PDO Showing Signs of Transition

The Pacific Decadal Oscillation, or PDO, is showing signs of changing its phase as we move through the last month of fall.

The above image shows changes in sea surface temperatures (SST's) from September 2012 to October 2012. The blues signify a cooling temperature trend, while reds display warming of the waters. If we take a look at the north central Pacific in whole, we see a stark cooling trend coming around from east Asian waters to the waters south of the Aleutian Islands. Also, notice a slight warming trend focused in and to the north of the Aleutian Islands to the west coast of Canada, as far south as Baja California. This warming then moves west, forming a backwards 'C' around the cold pool.

PDO Phases
What we are seeing here is a vaguely textbook example of a positive PDO. In a positive PDO, a cold pool of water extends from East Asia and across much of the north Pacific. Warmer waters encompass this cold pool, as I described above as a backwards 'C'. In the negative PDO, the temperature anomalies change places, with cold waters forming a backwards 'C' around a warm pool.

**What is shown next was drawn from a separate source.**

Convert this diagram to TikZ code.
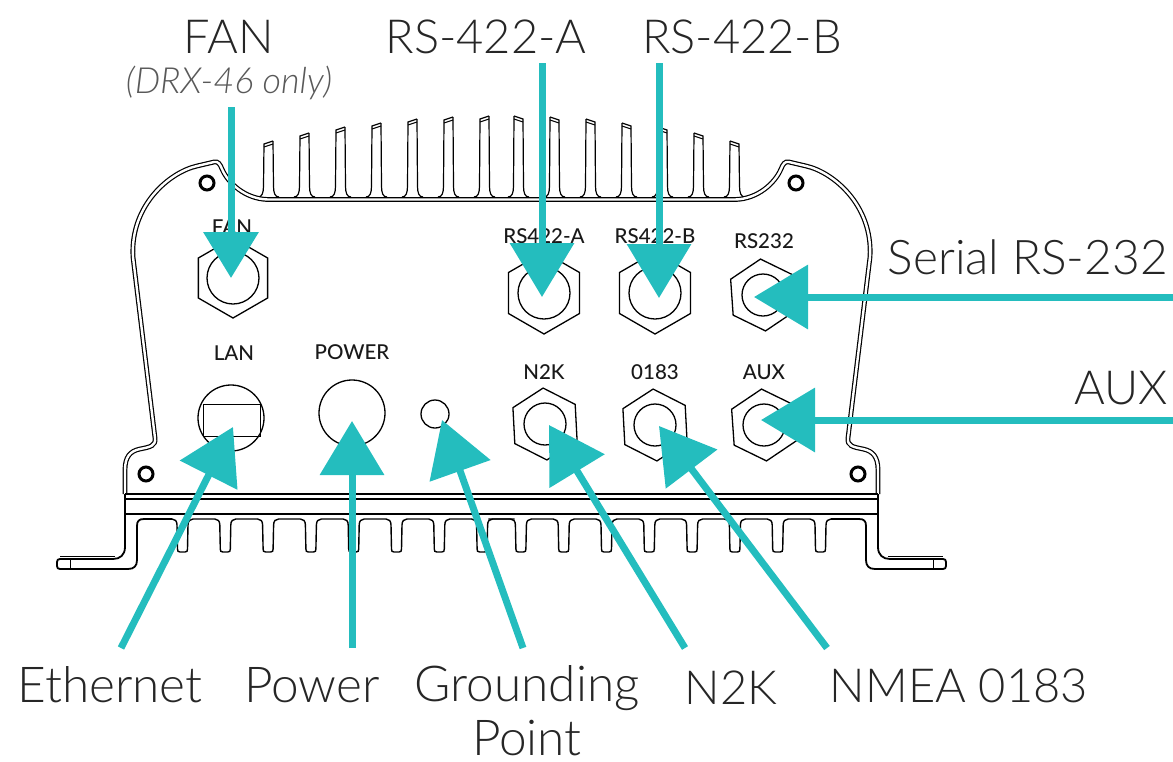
\documentclass[tikz,border=0pt]{standalone}
\usepackage{fontspec}
\setmainfont{Lato}
\newfontfamily\thinfont{Lato Light}
\newfontfamily\markfont{Lato Medium}
\usetikzlibrary{arrows.meta}
\usetikzlibrary{shapes.geometric}
\definecolor{calloutteal}{RGB}{36,189,190}
\tikzset{
  biglabel/.style={font=\thinfont\fontsize{47}{57}\selectfont,text=black!85,inner sep=0pt},
  lowerlabel/.style={biglabel,font=\thinfont\fontsize{49.5}{57}\selectfont},
  smalllabel/.style={font=\markfont\fontsize{20.5}{22}\selectfont,text=black!90,inner sep=0pt},
  callout/.style={draw=calloutteal,line width=7pt,-{Triangle[length=54pt,width=63pt]}},
  hexnut/.style={draw,line width=1.3pt,regular polygon,regular polygon sides=6,inner sep=0pt},
  bore/.style={draw,line width=1.3pt,circle,inner sep=0pt},
  screw/.style={draw,line width=3pt,circle,inner sep=0pt,minimum size=14pt},
  shell/.style={line width=1.2pt,double,double distance=2.4pt},
  rim/.style={line width=1.8pt,line join=round}
}
\newcommand{\halfbody}{
  \foreach \finx/\finy in {263/143,299/135,335/129,371/125,407/121,443/119,479/118}{
    \draw[line width=1.2pt] (\finx-5,197) .. controls (\finx-1,197) and (\finx+0.5,193) .. (\finx+0.5,186) -- (\finx+1,\finy+1) -- (\finx+10,\finy-2);
    \draw[line width=1pt] (\finx+1,\finy+4) -- (\finx+10,\finy+1);
    \draw[line width=1.2pt] (\finx+10,\finy-2) -- (\finx+10.5,186) .. controls (\finx+10.5,193) and (\finx+12,197) .. (\finx+16,197);
  }
  \draw[shell] (125,494) -- (125,470) .. controls (125,457) and (130,451) .. (140,449) .. controls (150,447) and (156,446) .. (155,438) -- (133,257) .. controls (130,205) and (170,172) .. (197,166) -- (214,162) .. controls (218,161) and (220,164) .. (222,169) .. controls (228,183) and (245,199) .. (268,199.5) -- (502,199.5);
  \draw[rim] (125,494) -- (125,547) .. controls (125,555) and (120,559) .. (113,559) -- (60,559) .. controls (58,559) and (57,560) .. (57,562) -- (57,566) .. controls (57,568) and (58,569) .. (60,569) -- (128,569) .. controls (134,569) and (137,566) .. (137,560) -- (137,526) .. controls (137,521) and (139,519) .. (144,519) -- (172,519);
  \draw[line width=0.8pt] (115,556) -- (60,556);
  \draw[line width=0.8pt] (70,559) -- (70,569);
  \foreach \k in {0,...,7}{
    \pgfmathsetmacro{\rootx}{177+42.8*\k}
    \draw[line width=1.4pt] (\rootx-5,519) .. controls (\rootx-2,519) and (\rootx,521) .. (\rootx,525) -- (\rootx+0.5,549) .. controls (\rootx+0.5,551) and (\rootx+1,552) .. (\rootx+3,552) -- (\rootx+8,552) .. controls (\rootx+10,552) and (\rootx+10.5,551) .. (\rootx+10.5,549) -- (\rootx+11,525) .. controls (\rootx+11,521) and (\rootx+13,519) .. (\rootx+16,519) -- (\rootx+38,519);
  }
}
\begin{document}
\begin{tikzpicture}[x=1pt,y=-1pt]
  \useasboundingbox (0,0) rectangle (1173,761);

  \halfbody
  \begin{scope}[xshift=1003pt,xscale=-1]
    \halfbody
  \end{scope}
  \draw[line width=1.2pt] (125,494)--(878,494);
  \draw[line width=2.4pt] (125,499)--(878,499);
  \draw[line width=1.6pt] (125,514)--(878,514);

  \foreach \nm/\px/\py in {screwa/207/183,screwb/796/183,screwc/146/474,screwd/858/474}
    \node[screw] (\nm) at (\px,\py) {};

  \foreach \nm/\px/\py/\hexd/\bored/\tilt in {fan/233/278/80/52/30,rsa/544/293/82/52/30,rsb/655/293/82/52/30,rsc/763/295/72/42/34,ntwok/545/424/72/42/33,nmea/655/425/72/42/33,aux/764/425/72/42/34}{
    \node[hexnut,minimum size=\hexd pt,rotate=\tilt] (\nm) at (\px,\py) {};
    \node[bore,minimum size=\bored pt] (\nm-bore) at (\px,\py) {};
  }
  \node[bore,minimum size=66pt] (lan) at (231,418) {};
  \node[draw,line width=1pt,inner sep=0pt,minimum width=57pt,minimum height=32pt] (lanslot) at (231.5,420) {};
  \node[bore,minimum size=66pt] (power) at (352,413) {};
  \node[bore,minimum size=28pt] (ground) at (435,414) {};

  \node[smalllabel] (fanmark) at (232,227) {FAN};
  \node[smalllabel] (rsamark) at (544,236) {RS422-A};
  \node[smalllabel] (rsbmark) at (655,236) {RS422-B};
  \node[smalllabel] (rscmark) at (764,241) {RS232};
  \node[smalllabel] (lanmark) at (234,353) {LAN};
  \node[smalllabel] (powermark) at (352,352) {POWER};
  \node[smalllabel] (ntwokmark) at (544,372) {N2K};
  \node[smalllabel] (nmeamark) at (655,372) {0183};
  \node[smalllabel] (auxmark) at (764,372) {AUX};

  \node[biglabel] (fantext) at (229,37) {FAN};
  \node[biglabel,font=\thinfont\itshape\fontsize{36}{38}\selectfont,text=black!65] (fannote) at (229,83) {(DRX-46 only)};
  \node[biglabel] (rsatext) at (486,37) {RS-422-A};
  \node[biglabel] (rsbtext) at (742,37) {RS-422-B};
  \node[biglabel,font=\thinfont\fontsize{47.8}{57}\selectfont,anchor=east] (rsctext) at (1168,257) {Serial RS-232};
  \node[biglabel,anchor=east] (auxtext) at (1168,388) {AUX};
  \node[lowerlabel] (lantext) at (110,685) {Ethernet};
  \node[lowerlabel] (powertext) at (312,685) {Power};
  \node[lowerlabel,anchor=base] (groundtext) at (527,701) {Grounding};
  \node[lowerlabel,anchor=base] (groundtextb) at (527,755) {Point};
  \node[biglabel] (ntwoktext) at (731,688) {N2K};
  \node[biglabel] (nmeatext) at (959,686) {NMEA 0183};

  \coordinate (rscend) at (1173,297);
  \coordinate (auxend) at (1173,420);
  \coordinate (fanend) at (231,107);
  \coordinate (rsaend) at (542,63);
  \coordinate (rsbend) at (659,63);
  \coordinate (lanend) at (121,648);
  \coordinate (powerend) at (352,648);
  \coordinate (groundend) at (523,648);
  \coordinate (ntwokend) at (685,648);
  \coordinate (nmeaend) at (827,648);

  \draw[callout,-{Triangle[length=46pt,width=54pt]}] (fanend) -- ([xshift=-2pt]fan.center);
  \draw[callout] (rsaend) -- ([xshift=-2pt,yshift=-4pt]rsa.center);
  \draw[callout] (rsbend) -- ([xshift=4pt,yshift=-5pt]rsb.center);
  \draw[callout] (rscend) -- ([xshift=-9pt,yshift=-2pt]rsc.center);
  \draw[callout] (auxend) -- ([xshift=-3pt,yshift=5pt]aux.center);
  \draw[callout] (lanend) -- ([xshift=2pt,yshift=-9pt]lan.center);
  \draw[callout] (powerend) -- ([yshift=-8pt]power.center);
  \draw[callout] (groundend) -- ([xshift=7pt,yshift=-6pt]ground.center);
  \draw[callout] (ntwokend) -- ([xshift=4pt,yshift=-1pt]ntwok.center);
  \draw[callout] (nmeaend) -- ([xshift=4pt,yshift=-1pt]nmea.center);
\end{tikzpicture}
\end{document}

Because the PDO is so complicated, I'll put the effects as simple as possible. A positive PDO tends to bring cooler than normal temperatures to much of the nation, while a negative PDO brings warmer than normal temperatures to the Lower 48. So, if we do have this PDO switch from its current negative phase to a positive phase, we could see a cooler winter than I had accounted for.

Exciting times ahead!

Andrew

1 comment:

Eric said...

This is great news, because warm AMO, cold PDO (briefly flipping to positive), plus a favorable QBO and AO/NAO, and the US could really be in for it this winter. If we do indeed see a flip to a warm PDO would be comparable to the cold winters of late 1970s.